* [OBJECTIVE] Restate each of the lines below word for word and drop every picture.
==================================================
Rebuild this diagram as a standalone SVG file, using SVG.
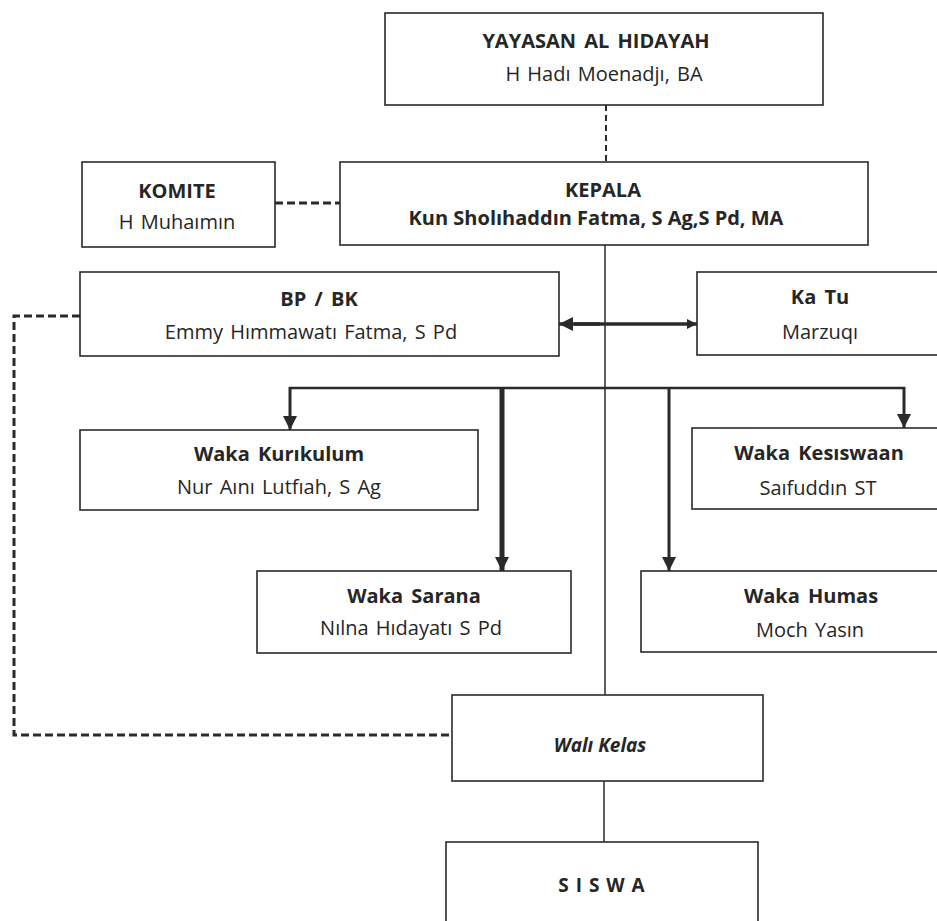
<svg xmlns="http://www.w3.org/2000/svg" width="937" height="921" viewBox="0 0 937 921">
<style>
.box{fill:#fff;stroke:#2a2a2a;stroke-width:1.6}
text{font-family:"Open Sans","Noto Sans","Liberation Sans",sans-serif;font-size:20px;fill:#262626;text-anchor:middle}
.t{font-weight:700;word-spacing:3px}
.s{font-weight:400;word-spacing:2px}
.w{font-weight:700;font-style:italic;font-size:19px}
.sis{font-weight:700;font-size:19px;letter-spacing:1px}
.ln{fill:none;stroke:#2a2a2a}
.dash{fill:none;stroke:#2a2a2a;stroke-width:3;stroke-dasharray:8 4}
</style>
<defs>
<marker id="ah" viewBox="0 0 10 10" refX="10" refY="5" markerUnits="userSpaceOnUse" markerWidth="14" markerHeight="15" orient="auto">
<path d="M0,0 L10,5 L0,10 z" fill="#2a2a2a"/>
</marker>
<marker id="ahs" viewBox="0 0 10 10" refX="10" refY="5" markerUnits="userSpaceOnUse" markerWidth="10" markerHeight="12" orient="auto">
<path d="M0,0 L10,5 L0,10 z" fill="#2a2a2a"/>
</marker>
</defs>
<rect width="937" height="921" fill="#fff"/>
<g id="connectors">
<line class="ln" x1="606" y1="105" x2="606" y2="162" stroke-width="2" stroke-dasharray="6 4"/>
<line class="dash" x1="275" y1="203" x2="340" y2="203"/>
<polyline class="dash" points="80,316 14,316 14,735 452,735"/>
<line class="ln" x1="605" y1="245" x2="605" y2="695" stroke-width="1.5"/>
<line class="ln" x1="604" y1="781" x2="604" y2="842" stroke-width="1.5"/>
<line class="ln" x1="574" y1="324" x2="697" y2="324" stroke-width="3.5" marker-end="url(#ahs)"/>
<line class="ln" x1="600" y1="324" x2="559" y2="324" stroke-width="3.5" marker-end="url(#ah)"/>
<line class="ln" x1="289" y1="388" x2="905" y2="388" stroke-width="2.5"/>
<line class="ln" x1="290" y1="387" x2="290" y2="430" stroke-width="3" marker-end="url(#ah)"/>
<line class="ln" x1="904" y1="387" x2="904" y2="428" stroke-width="3" marker-end="url(#ah)"/>
<line class="ln" x1="502" y1="387" x2="502" y2="571" stroke-width="5" marker-end="url(#ah)"/>
<line class="ln" x1="669" y1="387" x2="669" y2="571" stroke-width="3" marker-end="url(#ah)"/>
</g>
<g id="yayasan">
<rect class="box" x="385" y="13" width="438" height="92"/>
<text class="t" x="596" y="48">YAYASAN AL HIDAYAH</text>
<text class="s" x="604" y="81">H Hadı Moenadjı, BA</text>
</g>
<g id="kepala">
<rect class="box" x="340" y="162" width="528" height="83"/>
<text class="t" x="603" y="197">KEPALA</text>
<text class="t" x="596" y="225" style="word-spacing:0">Kun Sholıhaddın Fatma, S Ag,S Pd, MA</text>
</g>
<g id="komite">
<rect class="box" x="82" y="162" width="193" height="85"/>
<text class="t" x="177" y="198">KOMITE</text>
<text class="s" x="177" y="229">H Muhaımın</text>
</g>
<g id="bpbk">
<rect class="box" x="80" y="272" width="479" height="84"/>
<text class="t" x="319" y="306">BP / BK</text>
<text class="s" x="311" y="339">Emmy Hımmawatı Fatma, S Pd</text>
</g>
<g id="katu">
<rect class="box" x="697" y="272" width="250" height="83"/>
<text class="t" x="820" y="304">Ka Tu</text>
<text class="s" x="820" y="339">Marzuqı</text>
</g>
<g id="kurikulum">
<rect class="box" x="80" y="430" width="398" height="80"/>
<text class="t" x="279" y="461">Waka Kurıkulum</text>
<text class="s" x="279" y="494">Nur Aını Lutfıah, S Ag</text>
</g>
<g id="kesiswaan">
<rect class="box" x="692" y="428" width="256" height="81"/>
<text class="t" x="819" y="460">Waka Kesıswaan</text>
<text class="s" x="818" y="495">Saıfuddın ST</text>
</g>
<g id="sarana">
<rect class="box" x="257" y="571" width="314" height="82"/>
<text class="t" x="414" y="603">Waka Sarana</text>
<text class="s" x="411" y="635">Nılna Hıdayatı S Pd</text>
</g>
<g id="humas">
<rect class="box" x="641" y="571" width="310" height="81"/>
<text class="t" x="811" y="603">Waka Humas</text>
<text class="s" x="810" y="637">Moch Yasın</text>
</g>
<g id="walikelas">
<rect class="box" x="452" y="695" width="311" height="86"/>
<text class="w" x="600" y="752">Walı Kelas</text>
</g>
<g id="siswa">
<rect class="box" x="446" y="842" width="312" height="90"/>
<text class="sis" x="602" y="892">S I S W A</text>
</g>
</svg>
==================================================
* [ANSWER TO THIS EXERCISE]
Rebuild this diagram as a standalone SVG file, using SVG.
<svg xmlns="http://www.w3.org/2000/svg" width="937" height="921" viewBox="0 0 937 921">
<style>
.box{fill:#fff;stroke:#2a2a2a;stroke-width:1.6}
text{font-family:"Open Sans","Noto Sans","Liberation Sans",sans-serif;font-size:20px;fill:#262626;text-anchor:middle}
.t{font-weight:700;word-spacing:3px}
.s{font-weight:400;word-spacing:2px}
.w{font-weight:700;font-style:italic;font-size:19px}
.sis{font-weight:700;font-size:19px;letter-spacing:1px}
.ln{fill:none;stroke:#2a2a2a}
.dash{fill:none;stroke:#2a2a2a;stroke-width:3;stroke-dasharray:8 4}
</style>
<defs>
<marker id="ah" viewBox="0 0 10 10" refX="10" refY="5" markerUnits="userSpaceOnUse" markerWidth="14" markerHeight="15" orient="auto">
<path d="M0,0 L10,5 L0,10 z" fill="#2a2a2a"/>
</marker>
<marker id="ahs" viewBox="0 0 10 10" refX="10" refY="5" markerUnits="userSpaceOnUse" markerWidth="10" markerHeight="12" orient="auto">
<path d="M0,0 L10,5 L0,10 z" fill="#2a2a2a"/>
</marker>
</defs>
<rect width="937" height="921" fill="#fff"/>
<g id="connectors">
<line class="ln" x1="606" y1="105" x2="606" y2="162" stroke-width="2" stroke-dasharray="6 4"/>
<line class="dash" x1="275" y1="203" x2="340" y2="203"/>
<polyline class="dash" points="80,316 14,316 14,735 452,735"/>
<line class="ln" x1="605" y1="245" x2="605" y2="695" stroke-width="1.5"/>
<line class="ln" x1="604" y1="781" x2="604" y2="842" stroke-width="1.5"/>
<line class="ln" x1="574" y1="324" x2="697" y2="324" stroke-width="3.5" marker-end="url(#ahs)"/>
<line class="ln" x1="600" y1="324" x2="559" y2="324" stroke-width="3.5" marker-end="url(#ah)"/>
<line class="ln" x1="289" y1="388" x2="905" y2="388" stroke-width="2.5"/>
<line class="ln" x1="290" y1="387" x2="290" y2="430" stroke-width="3" marker-end="url(#ah)"/>
<line class="ln" x1="904" y1="387" x2="904" y2="428" stroke-width="3" marker-end="url(#ah)"/>
<line class="ln" x1="502" y1="387" x2="502" y2="571" stroke-width="5" marker-end="url(#ah)"/>
<line class="ln" x1="669" y1="387" x2="669" y2="571" stroke-width="3" marker-end="url(#ah)"/>
</g>
<g id="yayasan">
<rect class="box" x="385" y="13" width="438" height="92"/>
<text class="t" x="596" y="48">YAYASAN AL HIDAYAH</text>
<text class="s" x="604" y="81">H Hadı Moenadjı, BA</text>
</g>
<g id="kepala">
<rect class="box" x="340" y="162" width="528" height="83"/>
<text class="t" x="603" y="197">KEPALA</text>
<text class="t" x="596" y="225" style="word-spacing:0">Kun Sholıhaddın Fatma, S Ag,S Pd, MA</text>
</g>
<g id="komite">
<rect class="box" x="82" y="162" width="193" height="85"/>
<text class="t" x="177" y="198">KOMITE</text>
<text class="s" x="177" y="229">H Muhaımın</text>
</g>
<g id="bpbk">
<rect class="box" x="80" y="272" width="479" height="84"/>
<text class="t" x="319" y="306">BP / BK</text>
<text class="s" x="311" y="339">Emmy Hımmawatı Fatma, S Pd</text>
</g>
<g id="katu">
<rect class="box" x="697" y="272" width="250" height="83"/>
<text class="t" x="820" y="304">Ka Tu</text>
<text class="s" x="820" y="339">Marzuqı</text>
</g>
<g id="kurikulum">
<rect class="box" x="80" y="430" width="398" height="80"/>
<text class="t" x="279" y="461">Waka Kurıkulum</text>
<text class="s" x="279" y="494">Nur Aını Lutfıah, S Ag</text>
</g>
<g id="kesiswaan">
<rect class="box" x="692" y="428" width="256" height="81"/>
<text class="t" x="819" y="460">Waka Kesıswaan</text>
<text class="s" x="818" y="495">Saıfuddın ST</text>
</g>
<g id="sarana">
<rect class="box" x="257" y="571" width="314" height="82"/>
<text class="t" x="414" y="603">Waka Sarana</text>
<text class="s" x="411" y="635">Nılna Hıdayatı S Pd</text>
</g>
<g id="humas">
<rect class="box" x="641" y="571" width="310" height="81"/>
<text class="t" x="811" y="603">Waka Humas</text>
<text class="s" x="810" y="637">Moch Yasın</text>
</g>
<g id="walikelas">
<rect class="box" x="452" y="695" width="311" height="86"/>
<text class="w" x="600" y="752">Walı Kelas</text>
</g>
<g id="siswa">
<rect class="box" x="446" y="842" width="312" height="90"/>
<text class="sis" x="602" y="892">S I S W A</text>
</g>
</svg>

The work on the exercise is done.